Ryanodine Receptor: Another Channel Implicated in Heart Disease
The research of Andrew R. Marks, MD, Chair, Physiology and Cellular Biophysics, at Columbia University Irving Medical Center, has contributed fundamental insights into the molecular mechanisms regulating contraction of normal and failing cardiac muscle, molecular triggers of cardiac arrhythmias, and coronary artery in-stent restenosis. Many of his discoveries originate in research into ryanodine receptors (RyRs)/calcium release channels.
RyRs/calcium release channels — first visualized in 1988 by Joachim Frank, PhD, using electron microscopy, and cloned in 1989 by Dr. Marks — belong to a family of intracellular channels that control muscle contraction. The two major types, RyR1s and RyR2s, are found in skeletal muscle cells and heart muscle cells, respectively. Leaky RyRs have been implicated in a variety of conditions, including age-related muscle weakness, muscular dystrophy, and heart failure.
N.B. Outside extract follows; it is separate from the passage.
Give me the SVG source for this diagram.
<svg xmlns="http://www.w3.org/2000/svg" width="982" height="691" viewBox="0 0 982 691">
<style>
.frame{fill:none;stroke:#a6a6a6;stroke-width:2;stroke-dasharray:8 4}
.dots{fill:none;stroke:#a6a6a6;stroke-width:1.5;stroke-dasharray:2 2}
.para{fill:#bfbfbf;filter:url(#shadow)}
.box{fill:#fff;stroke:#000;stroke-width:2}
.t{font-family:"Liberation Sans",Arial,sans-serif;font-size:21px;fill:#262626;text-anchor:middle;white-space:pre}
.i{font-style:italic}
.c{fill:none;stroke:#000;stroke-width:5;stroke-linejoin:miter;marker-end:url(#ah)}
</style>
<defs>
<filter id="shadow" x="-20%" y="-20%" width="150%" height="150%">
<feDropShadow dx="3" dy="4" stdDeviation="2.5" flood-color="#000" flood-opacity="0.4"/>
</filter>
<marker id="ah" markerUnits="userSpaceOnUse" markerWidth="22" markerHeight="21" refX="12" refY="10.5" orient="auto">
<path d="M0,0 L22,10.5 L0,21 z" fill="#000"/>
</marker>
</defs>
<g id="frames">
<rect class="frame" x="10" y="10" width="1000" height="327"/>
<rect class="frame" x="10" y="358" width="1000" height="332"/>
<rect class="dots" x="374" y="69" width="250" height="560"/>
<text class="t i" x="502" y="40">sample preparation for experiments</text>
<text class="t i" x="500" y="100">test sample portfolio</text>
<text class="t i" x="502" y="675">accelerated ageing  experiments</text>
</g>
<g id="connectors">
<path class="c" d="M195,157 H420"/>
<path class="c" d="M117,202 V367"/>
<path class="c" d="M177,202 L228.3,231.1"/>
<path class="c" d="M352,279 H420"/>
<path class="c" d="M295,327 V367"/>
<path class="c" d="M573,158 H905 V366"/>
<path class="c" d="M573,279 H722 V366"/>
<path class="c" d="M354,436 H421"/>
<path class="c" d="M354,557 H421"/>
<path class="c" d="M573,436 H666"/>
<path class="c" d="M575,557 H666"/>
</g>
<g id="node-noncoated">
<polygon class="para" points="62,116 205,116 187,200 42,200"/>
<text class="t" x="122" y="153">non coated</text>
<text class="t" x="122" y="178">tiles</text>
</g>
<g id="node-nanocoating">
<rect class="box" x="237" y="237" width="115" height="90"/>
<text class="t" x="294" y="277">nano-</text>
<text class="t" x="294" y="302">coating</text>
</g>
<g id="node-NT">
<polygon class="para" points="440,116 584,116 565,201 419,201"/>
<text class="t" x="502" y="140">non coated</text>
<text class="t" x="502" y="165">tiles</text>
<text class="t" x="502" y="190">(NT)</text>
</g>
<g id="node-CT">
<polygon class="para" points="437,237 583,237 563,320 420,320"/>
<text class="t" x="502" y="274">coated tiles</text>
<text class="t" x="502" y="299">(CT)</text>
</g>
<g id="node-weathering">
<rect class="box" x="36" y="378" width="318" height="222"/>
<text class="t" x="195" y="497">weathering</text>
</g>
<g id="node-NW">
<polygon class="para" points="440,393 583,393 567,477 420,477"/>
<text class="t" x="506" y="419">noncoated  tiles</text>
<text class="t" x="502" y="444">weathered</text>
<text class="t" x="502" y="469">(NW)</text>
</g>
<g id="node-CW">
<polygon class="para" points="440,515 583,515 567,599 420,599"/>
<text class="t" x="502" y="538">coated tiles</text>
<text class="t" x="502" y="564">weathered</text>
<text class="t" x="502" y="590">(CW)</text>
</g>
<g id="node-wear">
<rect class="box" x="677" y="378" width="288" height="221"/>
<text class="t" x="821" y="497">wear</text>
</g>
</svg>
In 2016, using high-resolution electron microscopy, Dr. Marks and his colleagues Wayne A. Hendrickson, PhD, and Joachim Frank, PhD, professors at Columbia University Department of Biochemistry and Molecular Biophysics, uncovered new details of the structure and function of the RyR1 intracellular channel, which controls the contraction of skeletal muscle. In the two years since, the ability to see the channel in such detail has been helping Dr. Marks and his colleagues further elucidate how the channel functions in normal conditions and how it malfunctions in disease states. “Most important, these insights have greatly improved our ability to design new drugs to treat a range of muscle diseases,” says Dr. Marks, who is also the founding director of the Clyde and Helen Wu Center for Molecular Cardiology at Columbia.
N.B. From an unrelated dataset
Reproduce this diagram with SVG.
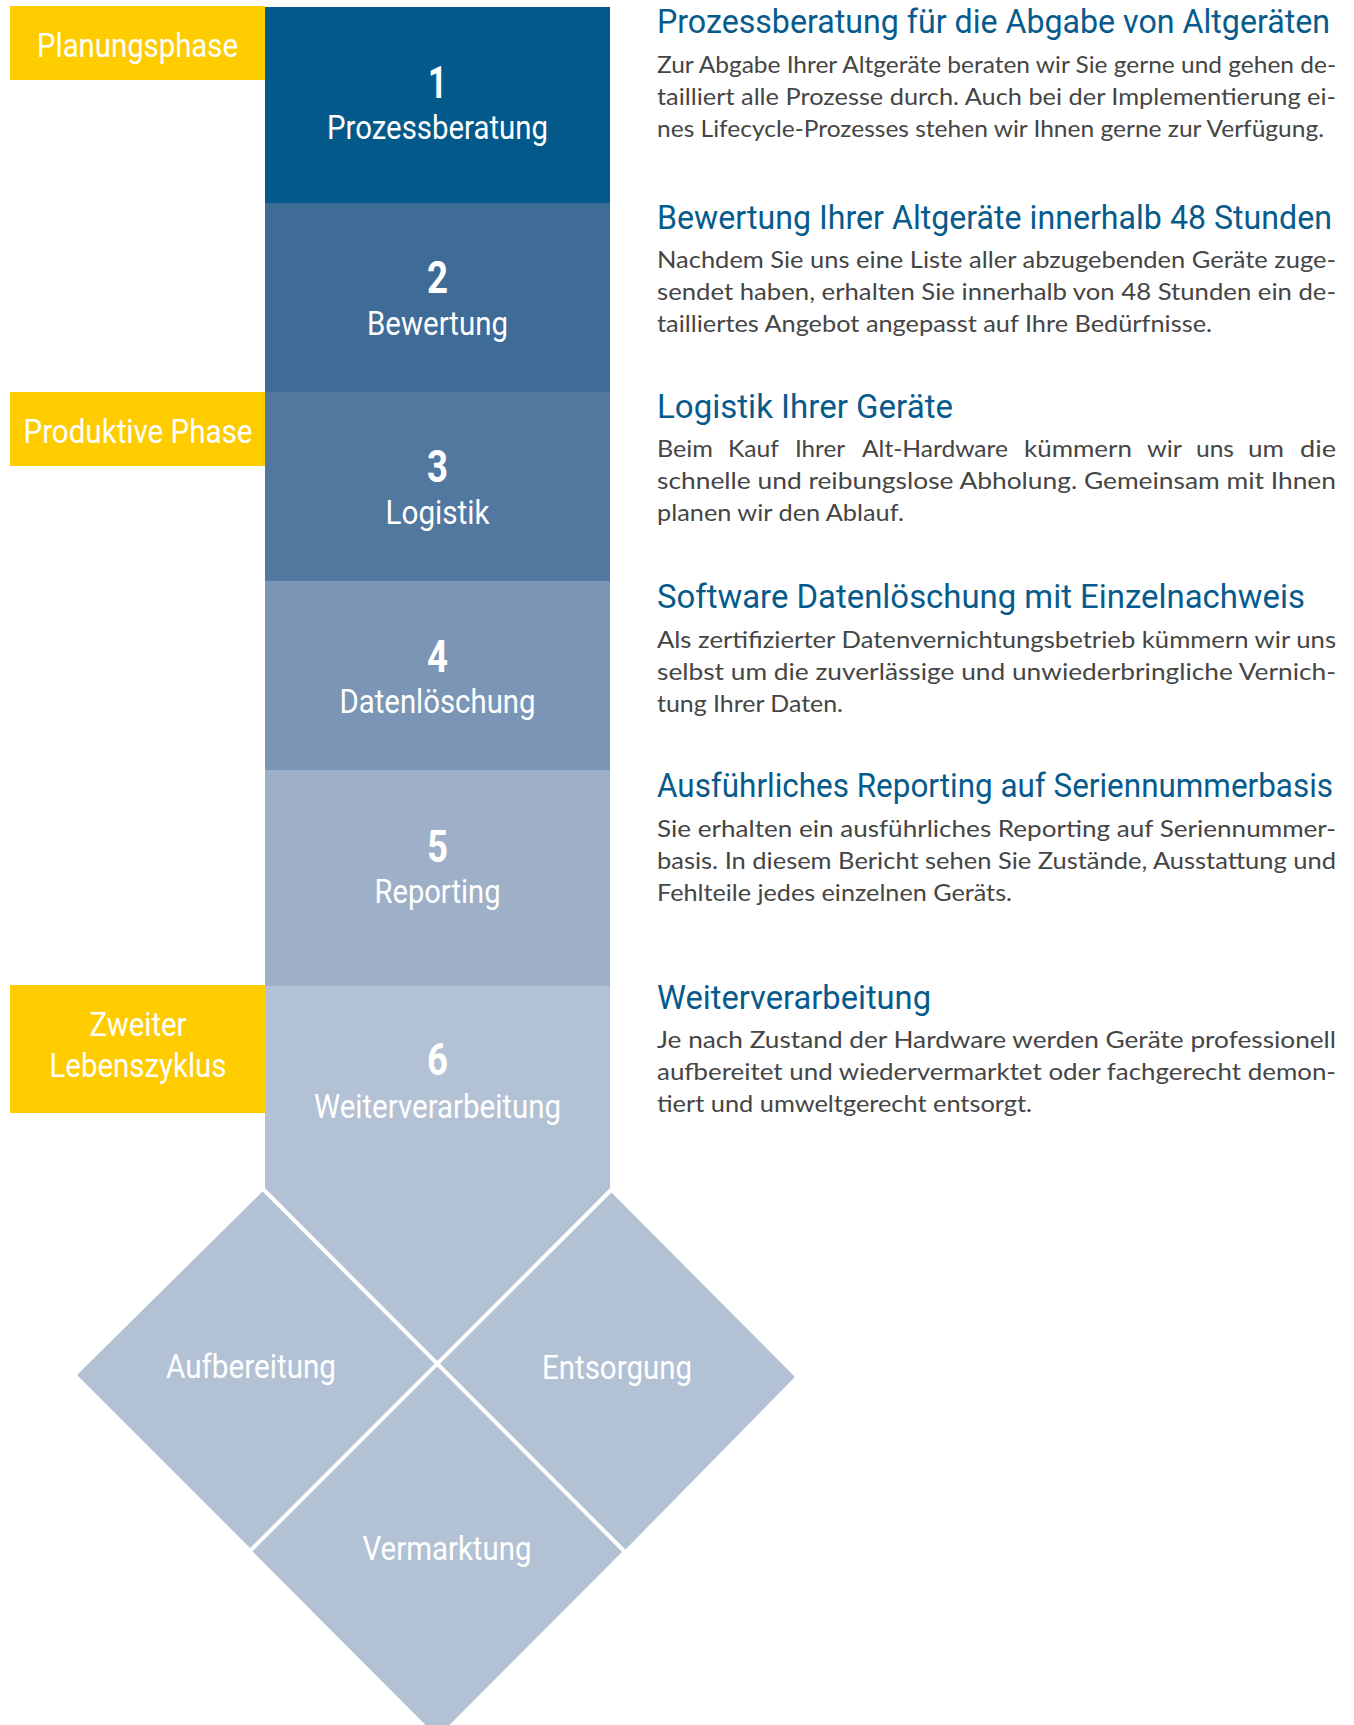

The process toward disease begins when the brain sends a signal to a skeletal muscle cell, changing the voltage across the cell membrane. The voltage change activates RyR1 channels, which are located in a calcium-storage organelle called the sarco/endoplasmic reticulum. When activated, the channels open the organelle’s floodgates and release calcium into the cell body, triggering muscle contraction.
In a previous study, published in Nature, Dr. Marks and his team used an advanced electron microscopy (EM) technique called cryo-EM, combined with computer modeling, to determine the 3-D structure of the RyR1 channel in its closed state in which no calcium is allowed out of the sarco/endoplasmic reticulum.
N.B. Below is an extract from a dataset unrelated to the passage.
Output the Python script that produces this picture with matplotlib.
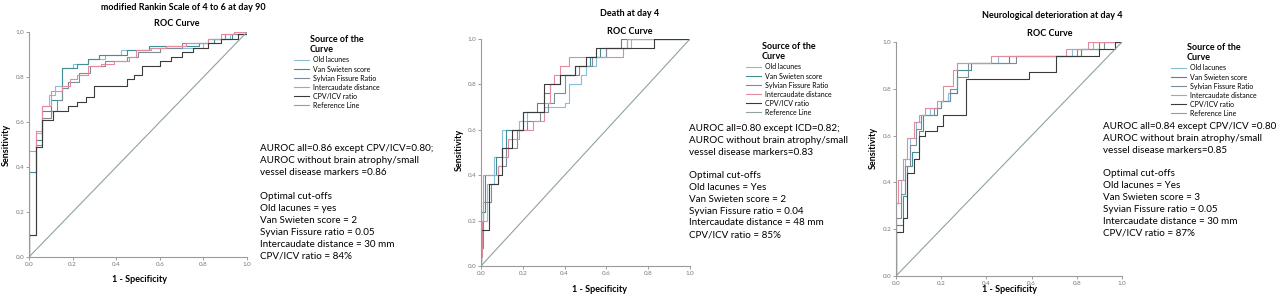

The 2016 study provided the first images of the RyR1 channel in the open state, as well as in various conformations in which it has changed shape but not yet opened. “Rather than having a static picture of the channel, we could now make movies of a sort showing how various parts of the molecule are moving around,” adds Dr. Frank, who, in 2017, shared the Nobel Prize in Chemistry for the pioneering contributions he has made to advancing visualization techniques, including cryo-EM, of biological molecules.
“With this information, we can begin to understand how ligands regulate ryanodine receptor activity,” says Oliver B. Clarke, PhD, a postdoctoral fellow at the time of the study and now an Assistant Professor of Physiology and Cellular Biophysics at Columbia. “This may eventually help us develop improved therapeutics to treat diseases where RyR-mediated Ca2+ ‘leak’ is a contributing factor.”
Dr. Marks has already developed drugs that target malfunctioning RyR channels. Studies have shown that these drugs can increase muscle force in animals with age-related muscle weakness or Duchenne muscular dystrophy and improve heart function in animals with heart failure.
In the two years since the 2016 study results were published in Cell, Dr. Marks and his colleagues have continued to build on their work. Most recently, they have demonstrated that RyR PKA hyperphosphorylation, which causes “leaky” channels, can deplete sarcoplasmic reticulum calcium and trigger fatal cardiac arrhythmias, and they identified the ryanodine receptor calcium leak in circulating B-lymphocytes as a novel biomarker that can be used for monitoring response to pharmacologic and mechanical therapy for congestive heart failure.
Kushnir A, Santulli G, Reiken SR, Coromilas E, Godfrey SJ, Brunjes DL, Colombo PC, Yuzefpolskaya M, Sokol SI, Kitsis RN, Marks AR. Ryanodine receptor calcium leak in circulating B-Lymphocytes as a biomarker in heart failure. Circulation. 2018 Mar 28. [Epub ahead of print]
Zalk R, Marks AR. Ca2+ release channels join the ‘Resolution Revolution.’ Trends in Biochemical Sciences. 2017 Jul;42(7):543-55.
des Georges A, Clarke OB, Zalk R, Yuan Q, Condon KJ, Grassucci RA, Hendrickson WA, Marks AR, Frank J. Structural basis for gating and activation of RyR1. Cell. 2016 Sep 22;167(1):145-57.e17.
Zalk R, Clarke OB, des Georges A, Grassucci RA, Reiken S, Mancia F, Hendrickson WA, Frank J, Marks AR. Structure of a mammalian ryanodine receptor. Nature. 2015 Jan 1;517(7532):44-9.